Analistas e pessoas próximas tanto ao comando da Vale quanto ao Palácio do Planalto avaliaram ontem que Pimenta teria condições de atuar politicamente para resolver os dois obstáculos, especialmente o acordo sobre a tragédia de Mariana, no qual o executivo já trabalha e que poderá ficar em R$ 140 bilhões — divididos com a BHP Billiton, sócia da Vale na Samarco, dona da barragem que se rompeu em 2015, e subtraídos do que já foi investido pelas companhias.
A falta de jogo de cintura político era crítica frequente na avaliação sobre a gestão de Bartolomeo, CEO da mineradora desde 2019. Para Igor Guedes, analista da corretora Genial Investimentos, Pimenta tem condições de se sair melhor do que o antecessor nas relações políticas.
O executivo é economista, graduado na UFMG, e trilhou carreira como CFO, o segundo cargo mais importante das companhias abertas. Por mais de dez anos trabalhou na AES, gigante americana do setor elétrico, que atua sob regulação governamental em vários países.
— O currículo fala por si, por onde ele passou, o dialogo foi positivo — afirmou Guedes.
Em relatório, analistas do banco Itaú BBA destacaram ainda que a indicação de Pimenta permitirá uma continuidade, evitando atrasos inerentes a transições mais bruscas. Outro relatório, do banco BTG Pactual, considerou positivo o fato de que o anúncio veio antes do esperado. O cronograma anteriormente informado pela mineradora previa a confirmação do nome do substituto de Bartolomeo até o início de dezembro.
A sucessão do comando inflamou disputas entre acionistas da Vale, que já vinham desde que, em novembro de 2020, a mineradora se tornou uma corporation, ou seja, uma companhia sem controle definido, com o capital pulverizado, a maior nesse modelo no Brasil.
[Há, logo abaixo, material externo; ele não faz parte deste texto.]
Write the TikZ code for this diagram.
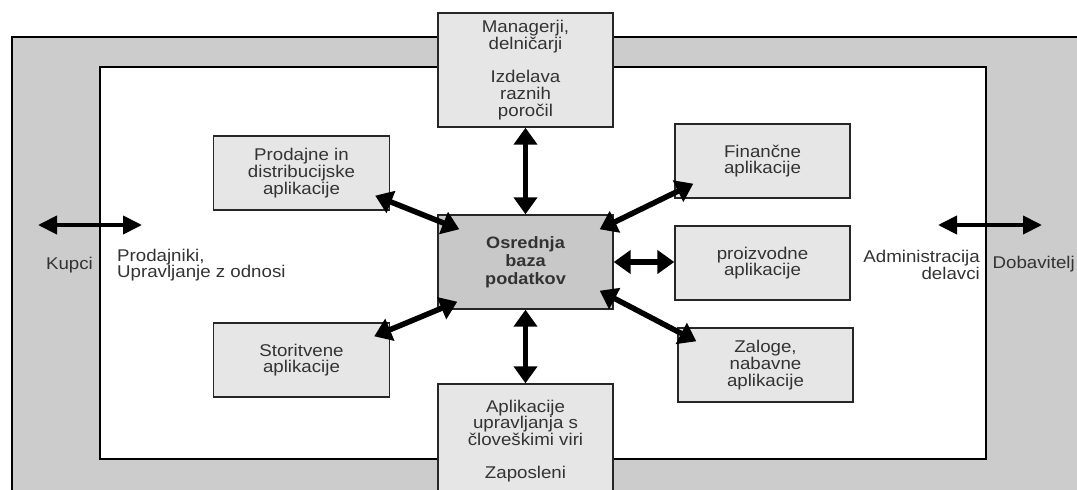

Esse jogo de poder foi marcado, ano passado, pela volta do PT ao Planalto e pela participação acionária do Grupo Cosan na companhia.
“Uma tal de ‘corporation’ que não tem dono, monte de gente com 2%, monte de gente com 3%. É que nem cachorro de muito dono, morre de fome, morre de sede porque todo pensa que colocou água, todo mundo pensa que deu comida e ninguém colocou”, disse Lula
Desde o início do atual mandato, circula nos bastidores que Lula gostaria de ver o ex-ministro Guido Mantega no comando da mineradora, mas, com a pulverização do capital e a saída do BNDES como acionista, a influência direta do Planalto sobre a mineradora diminuiu.
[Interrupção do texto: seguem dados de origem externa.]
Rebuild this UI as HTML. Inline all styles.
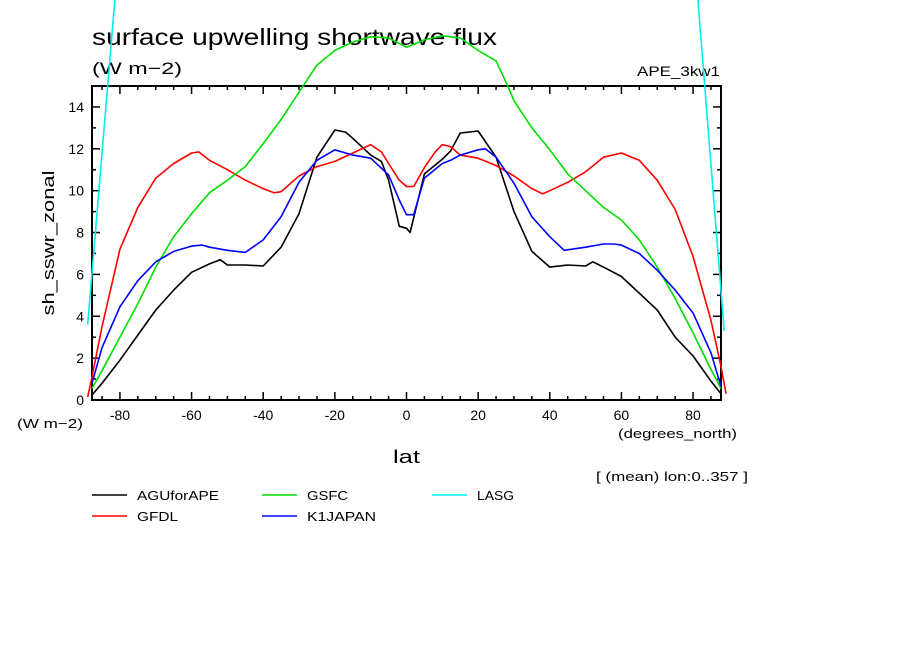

A Previ, fundo de pensão dos funcionários do Banco do Brasil (BB), sobre a qual o governo exerce influência, segue com 8,8% do capital da Vale, é a principal acionista individual, mas isso é pouco para definir o comando da empresa.
‘Cachorro de muito dono’
Em evento da estatal Telebras, Lula reclamou ontem dessa falta de influência, disse que a Vale não tem um “dono” com quem negociar “um acordo para receber dinheiro de Mariana”:
— Uma tal de corporation que não tem dono, monte de gente com 2%, monte de gente com 3%. É que nem cachorro de muito dono, morre de fome, morre de sede porque todo pensa que colocou água, todo mundo pensa que deu comida e ninguém colocou.
A reunião do Conselho que aprovou o nome de Pimenta foi presencial, na sede da mineradora, no Rio. Os conselheiros analisaram os currículos de Ruben Fernandes, executivo da mineradora Anglo American, e Marcelo Bastos, que trabalhou na Vale e, depois, na BHP.
Os dois estavam na lista de 15 nomes selecionados pela Russell Reynolds, consultoria de recrutamento contratada pela Vale, como relevou o colunista do GLOBO, Lauro Jardim, em julho.
Pimenta, Fernandes e Bastos foram sabatinados pelos conselheiros, segundo uma fonte que pediu o anonimato. Cada um fez uma apresentação de cerca de uma hora. Ao fim das apresentações, houve votação e os conselheiros escolheram unanimemente o nome de Pimenta.